During the pursuit of its digital strategy, the company has overhauled its IT infrastructure, doing away with its on-premise setup and paving the way for the company to move to the Google Cloud Platform.

Fernandes said the company was courted “aggressively” by Amazon Web Services and Microsoft when weighing up which public cloud provider to hand over its infrastructure to, before opting to go to Google based on what he calls a “gut feeling”.

Business intelligence

In terms of what Google cloud technologies AirAsia is using, key pieces include its BigQuery data-warehousing service and its business intelligence offering, Google Data Studio.

It is also a keen user of the firm’s G-Suite online productivity tools, which Fernandes credits with helping the company maintain its long-standing tradition of operating in a transparent and collaborative way.

“Airlines are so compartmentalised,” he said. “Pilots don’t talk to cabin crew, engineers are in another building, and the commercial [team] are in a downtown office,  so we wanted to create an airline that was one airline and collaborative, because we saw so much wastage of cost [because] of people not talking together.”

“And I was so maniacal about it: I put everyone in one building with no doors. And now we have moved to the second phase, where Google has enabled us to collaborate so much more than we ever could before when we just had 200 people and now we have 22,000 staff.”

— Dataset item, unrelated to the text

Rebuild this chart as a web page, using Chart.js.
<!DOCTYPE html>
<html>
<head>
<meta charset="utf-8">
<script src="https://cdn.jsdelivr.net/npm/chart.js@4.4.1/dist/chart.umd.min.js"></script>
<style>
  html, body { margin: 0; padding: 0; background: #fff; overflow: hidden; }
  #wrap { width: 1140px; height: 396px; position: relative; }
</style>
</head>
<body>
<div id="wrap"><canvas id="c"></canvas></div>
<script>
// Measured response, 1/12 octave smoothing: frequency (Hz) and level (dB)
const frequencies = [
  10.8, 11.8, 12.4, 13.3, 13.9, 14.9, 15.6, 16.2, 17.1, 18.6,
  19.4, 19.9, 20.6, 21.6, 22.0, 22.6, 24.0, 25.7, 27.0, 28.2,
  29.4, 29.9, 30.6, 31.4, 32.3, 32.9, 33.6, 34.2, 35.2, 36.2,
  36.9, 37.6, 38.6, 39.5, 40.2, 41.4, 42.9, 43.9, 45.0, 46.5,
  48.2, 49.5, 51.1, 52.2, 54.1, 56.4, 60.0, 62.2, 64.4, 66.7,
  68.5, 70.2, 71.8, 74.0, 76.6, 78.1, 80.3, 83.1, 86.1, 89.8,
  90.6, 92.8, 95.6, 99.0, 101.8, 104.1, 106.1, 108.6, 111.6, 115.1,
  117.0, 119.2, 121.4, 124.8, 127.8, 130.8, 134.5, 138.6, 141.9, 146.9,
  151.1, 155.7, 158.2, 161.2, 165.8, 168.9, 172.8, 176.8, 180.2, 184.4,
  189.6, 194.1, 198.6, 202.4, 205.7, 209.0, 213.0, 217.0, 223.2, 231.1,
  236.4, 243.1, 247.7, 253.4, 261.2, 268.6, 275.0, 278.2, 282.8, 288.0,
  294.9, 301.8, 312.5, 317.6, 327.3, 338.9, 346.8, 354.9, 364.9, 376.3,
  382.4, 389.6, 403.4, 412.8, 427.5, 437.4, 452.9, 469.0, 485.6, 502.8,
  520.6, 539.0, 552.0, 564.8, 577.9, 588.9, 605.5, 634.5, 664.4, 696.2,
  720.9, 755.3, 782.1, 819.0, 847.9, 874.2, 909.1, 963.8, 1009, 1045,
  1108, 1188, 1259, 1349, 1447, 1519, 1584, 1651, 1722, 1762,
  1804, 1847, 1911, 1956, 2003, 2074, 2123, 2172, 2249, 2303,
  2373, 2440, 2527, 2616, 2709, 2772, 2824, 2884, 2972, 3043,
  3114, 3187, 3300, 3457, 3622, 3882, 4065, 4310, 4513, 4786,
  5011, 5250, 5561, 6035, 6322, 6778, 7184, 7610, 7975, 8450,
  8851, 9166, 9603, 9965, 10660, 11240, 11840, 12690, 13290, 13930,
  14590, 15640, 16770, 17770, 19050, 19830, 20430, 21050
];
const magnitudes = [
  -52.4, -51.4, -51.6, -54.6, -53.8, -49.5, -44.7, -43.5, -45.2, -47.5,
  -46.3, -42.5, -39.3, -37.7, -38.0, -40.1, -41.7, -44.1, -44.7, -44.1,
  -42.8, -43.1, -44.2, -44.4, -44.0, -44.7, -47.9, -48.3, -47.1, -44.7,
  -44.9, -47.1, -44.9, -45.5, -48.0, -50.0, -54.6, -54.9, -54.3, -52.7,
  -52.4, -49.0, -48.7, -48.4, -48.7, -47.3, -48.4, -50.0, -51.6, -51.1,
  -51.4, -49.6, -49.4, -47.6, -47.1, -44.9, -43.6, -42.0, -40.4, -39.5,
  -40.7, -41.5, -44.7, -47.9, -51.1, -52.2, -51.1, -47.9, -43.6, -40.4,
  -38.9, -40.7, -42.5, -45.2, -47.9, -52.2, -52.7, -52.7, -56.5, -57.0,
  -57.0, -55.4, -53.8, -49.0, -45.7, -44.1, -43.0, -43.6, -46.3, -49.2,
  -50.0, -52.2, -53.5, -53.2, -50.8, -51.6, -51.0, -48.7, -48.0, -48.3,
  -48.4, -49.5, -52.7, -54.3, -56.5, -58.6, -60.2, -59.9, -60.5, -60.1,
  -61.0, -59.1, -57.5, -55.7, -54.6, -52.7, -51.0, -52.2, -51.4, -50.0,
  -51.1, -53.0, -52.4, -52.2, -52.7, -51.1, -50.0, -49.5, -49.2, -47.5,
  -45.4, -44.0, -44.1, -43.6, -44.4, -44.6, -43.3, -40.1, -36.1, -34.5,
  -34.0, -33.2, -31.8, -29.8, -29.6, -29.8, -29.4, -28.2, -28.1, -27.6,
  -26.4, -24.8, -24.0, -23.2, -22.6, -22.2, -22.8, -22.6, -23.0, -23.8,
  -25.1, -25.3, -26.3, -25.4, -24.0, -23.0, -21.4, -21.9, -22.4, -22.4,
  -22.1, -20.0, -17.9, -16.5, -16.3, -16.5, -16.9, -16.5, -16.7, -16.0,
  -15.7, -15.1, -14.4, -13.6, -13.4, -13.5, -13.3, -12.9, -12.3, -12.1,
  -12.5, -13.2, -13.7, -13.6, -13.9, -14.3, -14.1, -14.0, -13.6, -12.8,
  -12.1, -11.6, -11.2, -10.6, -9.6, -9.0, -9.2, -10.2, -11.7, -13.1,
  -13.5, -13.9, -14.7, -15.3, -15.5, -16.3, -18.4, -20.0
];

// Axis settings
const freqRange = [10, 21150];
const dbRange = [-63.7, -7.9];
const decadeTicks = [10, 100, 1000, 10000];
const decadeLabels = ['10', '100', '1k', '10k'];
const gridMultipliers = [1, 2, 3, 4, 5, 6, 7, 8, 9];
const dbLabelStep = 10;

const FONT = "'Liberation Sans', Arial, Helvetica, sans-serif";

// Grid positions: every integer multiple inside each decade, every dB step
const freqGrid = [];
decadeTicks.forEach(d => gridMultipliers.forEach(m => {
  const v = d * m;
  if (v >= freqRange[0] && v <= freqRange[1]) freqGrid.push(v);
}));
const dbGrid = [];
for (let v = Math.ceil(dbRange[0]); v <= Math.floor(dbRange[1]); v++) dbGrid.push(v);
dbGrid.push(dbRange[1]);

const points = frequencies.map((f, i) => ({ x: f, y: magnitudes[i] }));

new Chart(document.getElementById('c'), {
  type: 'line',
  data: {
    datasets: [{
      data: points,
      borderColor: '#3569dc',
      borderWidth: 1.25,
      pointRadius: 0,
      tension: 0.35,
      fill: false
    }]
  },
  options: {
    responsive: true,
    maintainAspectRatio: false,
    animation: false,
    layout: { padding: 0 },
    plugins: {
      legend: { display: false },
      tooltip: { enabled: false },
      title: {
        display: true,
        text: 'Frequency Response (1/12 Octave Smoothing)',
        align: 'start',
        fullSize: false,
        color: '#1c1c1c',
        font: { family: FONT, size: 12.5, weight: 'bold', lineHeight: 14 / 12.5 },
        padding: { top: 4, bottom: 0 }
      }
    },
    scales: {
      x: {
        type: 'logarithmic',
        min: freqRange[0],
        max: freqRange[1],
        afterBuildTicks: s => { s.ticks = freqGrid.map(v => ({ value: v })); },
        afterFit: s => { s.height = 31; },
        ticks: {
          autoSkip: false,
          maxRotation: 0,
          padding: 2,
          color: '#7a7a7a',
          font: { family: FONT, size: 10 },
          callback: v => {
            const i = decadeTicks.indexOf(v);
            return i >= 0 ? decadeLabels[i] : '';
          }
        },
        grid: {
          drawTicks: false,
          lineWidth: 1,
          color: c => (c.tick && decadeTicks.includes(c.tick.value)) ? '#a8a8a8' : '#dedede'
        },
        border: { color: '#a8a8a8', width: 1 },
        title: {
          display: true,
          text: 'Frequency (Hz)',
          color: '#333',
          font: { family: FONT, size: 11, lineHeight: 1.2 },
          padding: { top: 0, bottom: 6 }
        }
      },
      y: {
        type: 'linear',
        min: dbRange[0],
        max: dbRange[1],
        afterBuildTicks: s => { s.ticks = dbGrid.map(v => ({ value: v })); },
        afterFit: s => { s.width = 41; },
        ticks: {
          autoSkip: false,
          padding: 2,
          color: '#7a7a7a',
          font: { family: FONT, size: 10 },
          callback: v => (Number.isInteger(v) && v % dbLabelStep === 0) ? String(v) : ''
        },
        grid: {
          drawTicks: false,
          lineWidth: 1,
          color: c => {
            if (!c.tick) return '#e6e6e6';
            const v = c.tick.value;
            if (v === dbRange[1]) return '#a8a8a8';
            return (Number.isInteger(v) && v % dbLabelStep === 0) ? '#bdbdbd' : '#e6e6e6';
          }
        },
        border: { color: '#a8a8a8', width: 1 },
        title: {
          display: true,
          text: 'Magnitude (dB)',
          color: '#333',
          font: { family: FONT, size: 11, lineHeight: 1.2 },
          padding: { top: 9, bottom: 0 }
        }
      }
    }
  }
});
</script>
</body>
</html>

This commitment to openness and transparency also brings other benefits, including helping to keep staff morale up, said Fernandes.

“Collaboration is very important for an airline like ours,” he said. “We have 22,000 staff and we don’t have a single union. It’s very flat structured, it’s very transparent.”

“Anyone who has a problem can come to us directly,” said Fernandes. “Everyone can see everything. If you have all these invisible walls, and a pilot, for example, feels like there is no point talking to me, than they’re not going to.”